The depth to subsurfaces in a multi-layer model is obtained by adding the thickness of layers. However, the choice of layering is not unique so there will often be alternative ways of obtaining the depth to a particular subsurface. Each layer thickness can be described by a stochastic model accounting for uncertainties in the thickness. Stochastic models for the depth to subsurfaces are obtained from these. Alternative layer models will give alternative stochastic models and thus alternative depth predictions for the same subsurface. Two approaches to resolve this ambiguity is proposed. The first uses an established method of unbiased linear combination of predictors. The second and new approach combines the alterna- tive stochastic models into a single stochastic model giving a single predictor for subsurface depth. This predictor performs similarly to the approach combining several predictors while drastically reducing computational costs. The proposed method applies to layered geological structures using a combination of universal or Bayesian kriging and cokriging.
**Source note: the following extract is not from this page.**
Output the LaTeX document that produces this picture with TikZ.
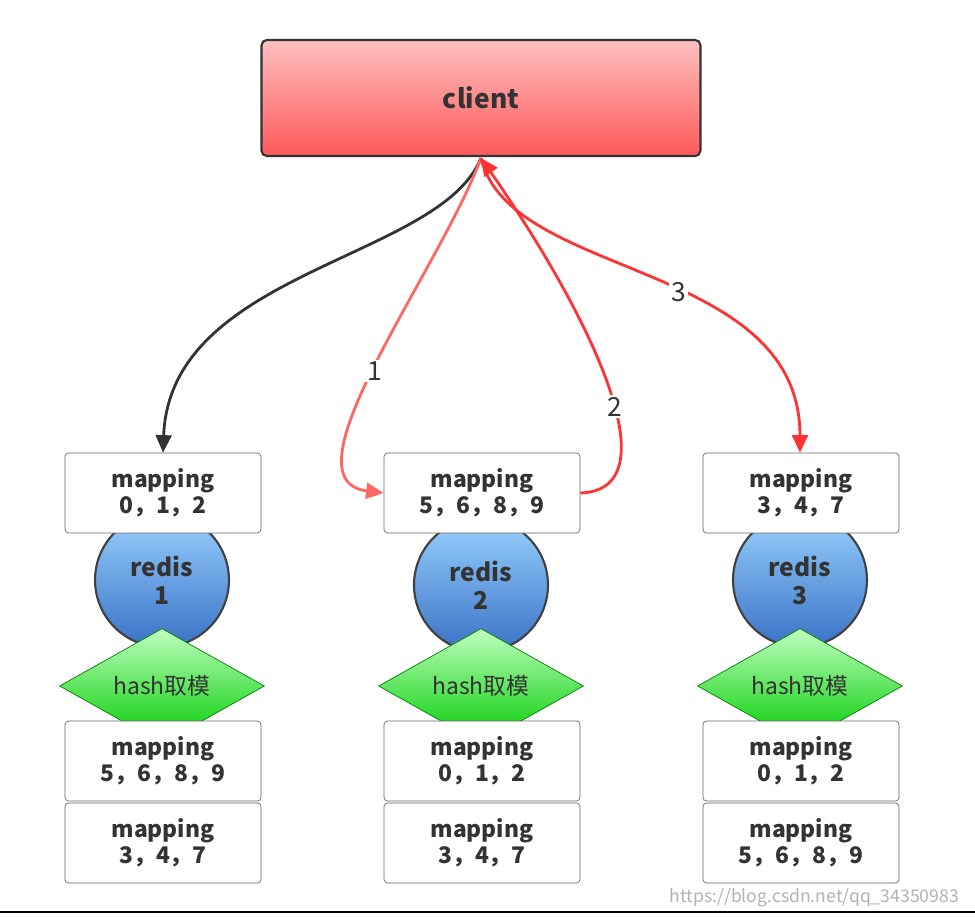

Efficient Neighborhoods for Kriging with Numerous Data

Kriging is a data interpolation method that can be used to populate regular grids from data scattered in space, and requires the solution of a linear equation system the size of the number of data. When the data is numerous the speed of the calculation is slow. In this paper we propose to divide the regular grid into rectangular sub-segments and let all the grid cells in each sub-segment share a common data neighborhood. The advantage of this approach is that the number of data in the neighborhoods can be small compared to the complete dataset and it is possible to reuse some of the computations for all grid cells in each sub-segment. We show that the precision can be controlled through selection of neighbourhood size, and that the speed of the calculations can be optimized through selection of sub-segment size. We show that this is an efficient method for kriging when number of data is huge, giving a significant speed-up even for high data densities and precisions.